§ Exercise task: Give the entries back exactly, dropping each image.

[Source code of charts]
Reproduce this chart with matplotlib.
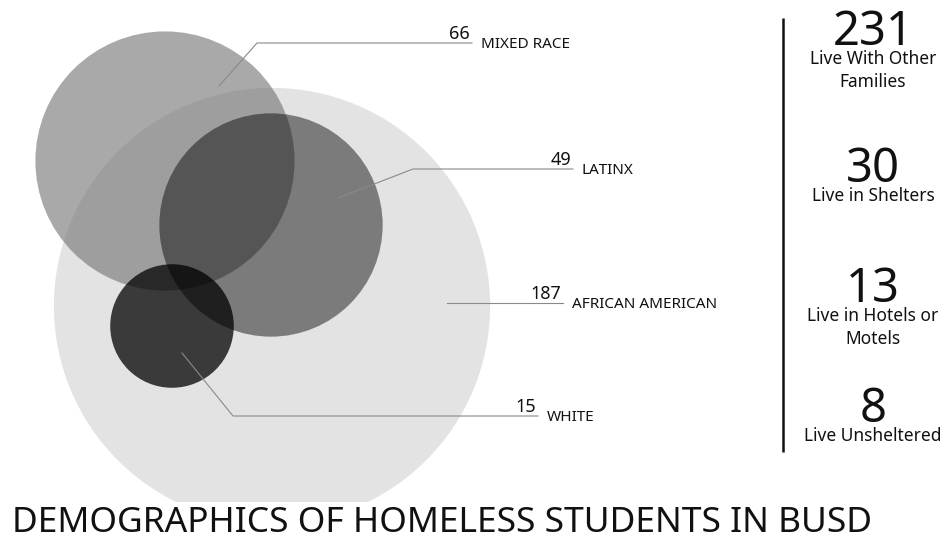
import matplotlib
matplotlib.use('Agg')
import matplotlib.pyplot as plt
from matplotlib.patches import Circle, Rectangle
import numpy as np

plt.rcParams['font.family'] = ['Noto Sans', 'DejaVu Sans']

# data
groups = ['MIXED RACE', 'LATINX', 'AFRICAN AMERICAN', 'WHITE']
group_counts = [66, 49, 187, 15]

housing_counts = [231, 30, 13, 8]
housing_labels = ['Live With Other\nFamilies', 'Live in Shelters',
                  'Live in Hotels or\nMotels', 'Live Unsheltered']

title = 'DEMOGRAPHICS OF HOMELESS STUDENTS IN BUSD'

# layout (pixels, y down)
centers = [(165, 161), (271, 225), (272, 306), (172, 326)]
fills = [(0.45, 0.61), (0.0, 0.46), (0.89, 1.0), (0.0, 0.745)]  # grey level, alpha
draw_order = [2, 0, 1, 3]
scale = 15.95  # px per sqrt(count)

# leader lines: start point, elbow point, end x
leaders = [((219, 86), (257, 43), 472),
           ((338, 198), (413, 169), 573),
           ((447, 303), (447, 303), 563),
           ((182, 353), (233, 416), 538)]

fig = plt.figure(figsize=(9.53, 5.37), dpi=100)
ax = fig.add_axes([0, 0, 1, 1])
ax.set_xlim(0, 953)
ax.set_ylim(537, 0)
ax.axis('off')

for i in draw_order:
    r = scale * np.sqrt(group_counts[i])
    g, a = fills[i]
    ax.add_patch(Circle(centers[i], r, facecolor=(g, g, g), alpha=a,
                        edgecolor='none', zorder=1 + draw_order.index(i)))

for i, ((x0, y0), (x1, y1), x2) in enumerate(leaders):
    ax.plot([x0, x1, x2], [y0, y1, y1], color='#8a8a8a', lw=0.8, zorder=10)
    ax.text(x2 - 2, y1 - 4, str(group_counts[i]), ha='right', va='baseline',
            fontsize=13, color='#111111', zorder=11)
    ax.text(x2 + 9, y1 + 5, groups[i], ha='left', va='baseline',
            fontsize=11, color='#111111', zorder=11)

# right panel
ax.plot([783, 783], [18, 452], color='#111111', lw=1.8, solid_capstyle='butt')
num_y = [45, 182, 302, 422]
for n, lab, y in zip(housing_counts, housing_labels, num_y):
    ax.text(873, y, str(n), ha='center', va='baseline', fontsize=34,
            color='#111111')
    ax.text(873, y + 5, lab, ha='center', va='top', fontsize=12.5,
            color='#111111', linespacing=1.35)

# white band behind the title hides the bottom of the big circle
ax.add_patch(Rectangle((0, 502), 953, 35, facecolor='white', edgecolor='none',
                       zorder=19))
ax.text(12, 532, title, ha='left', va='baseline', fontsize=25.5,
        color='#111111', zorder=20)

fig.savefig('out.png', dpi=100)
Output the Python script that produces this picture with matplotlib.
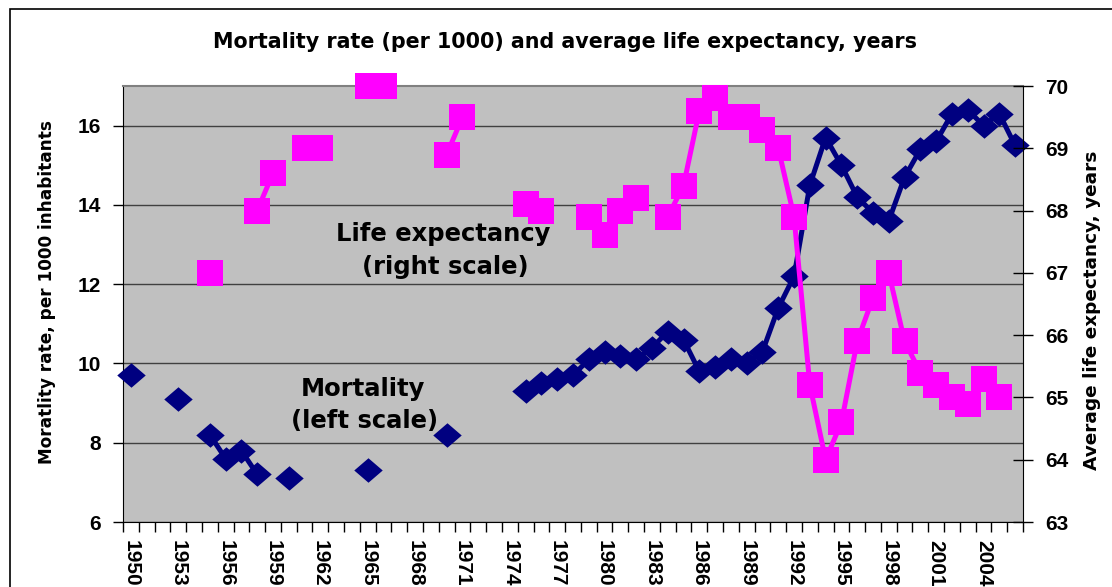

§ Written solution:
Reproduce this chart with matplotlib.
import matplotlib
matplotlib.use('Agg')
import matplotlib.pyplot as plt
from matplotlib.patches import Circle, Rectangle
import numpy as np

plt.rcParams['font.family'] = ['Noto Sans', 'DejaVu Sans']

# data
groups = ['MIXED RACE', 'LATINX', 'AFRICAN AMERICAN', 'WHITE']
group_counts = [66, 49, 187, 15]

housing_counts = [231, 30, 13, 8]
housing_labels = ['Live With Other\nFamilies', 'Live in Shelters',
                  'Live in Hotels or\nMotels', 'Live Unsheltered']

title = 'DEMOGRAPHICS OF HOMELESS STUDENTS IN BUSD'

# layout (pixels, y down)
centers = [(165, 161), (271, 225), (272, 306), (172, 326)]
fills = [(0.45, 0.61), (0.0, 0.46), (0.89, 1.0), (0.0, 0.745)]  # grey level, alpha
draw_order = [2, 0, 1, 3]
scale = 15.95  # px per sqrt(count)

# leader lines: start point, elbow point, end x
leaders = [((219, 86), (257, 43), 472),
           ((338, 198), (413, 169), 573),
           ((447, 303), (447, 303), 563),
           ((182, 353), (233, 416), 538)]

fig = plt.figure(figsize=(9.53, 5.37), dpi=100)
ax = fig.add_axes([0, 0, 1, 1])
ax.set_xlim(0, 953)
ax.set_ylim(537, 0)
ax.axis('off')

for i in draw_order:
    r = scale * np.sqrt(group_counts[i])
    g, a = fills[i]
    ax.add_patch(Circle(centers[i], r, facecolor=(g, g, g), alpha=a,
                        edgecolor='none', zorder=1 + draw_order.index(i)))

for i, ((x0, y0), (x1, y1), x2) in enumerate(leaders):
    ax.plot([x0, x1, x2], [y0, y1, y1], color='#8a8a8a', lw=0.8, zorder=10)
    ax.text(x2 - 2, y1 - 4, str(group_counts[i]), ha='right', va='baseline',
            fontsize=13, color='#111111', zorder=11)
    ax.text(x2 + 9, y1 + 5, groups[i], ha='left', va='baseline',
            fontsize=11, color='#111111', zorder=11)

# right panel
ax.plot([783, 783], [18, 452], color='#111111', lw=1.8, solid_capstyle='butt')
num_y = [45, 182, 302, 422]
for n, lab, y in zip(housing_counts, housing_labels, num_y):
    ax.text(873, y, str(n), ha='center', va='baseline', fontsize=34,
            color='#111111')
    ax.text(873, y + 5, lab, ha='center', va='top', fontsize=12.5,
            color='#111111', linespacing=1.35)

# white band behind the title hides the bottom of the big circle
ax.add_patch(Rectangle((0, 502), 953, 35, facecolor='white', edgecolor='none',
                       zorder=19))
ax.text(12, 532, title, ha='left', va='baseline', fontsize=25.5,
        color='#111111', zorder=20)

fig.savefig('out.png', dpi=100)
Output the Python script that produces this picture with matplotlib.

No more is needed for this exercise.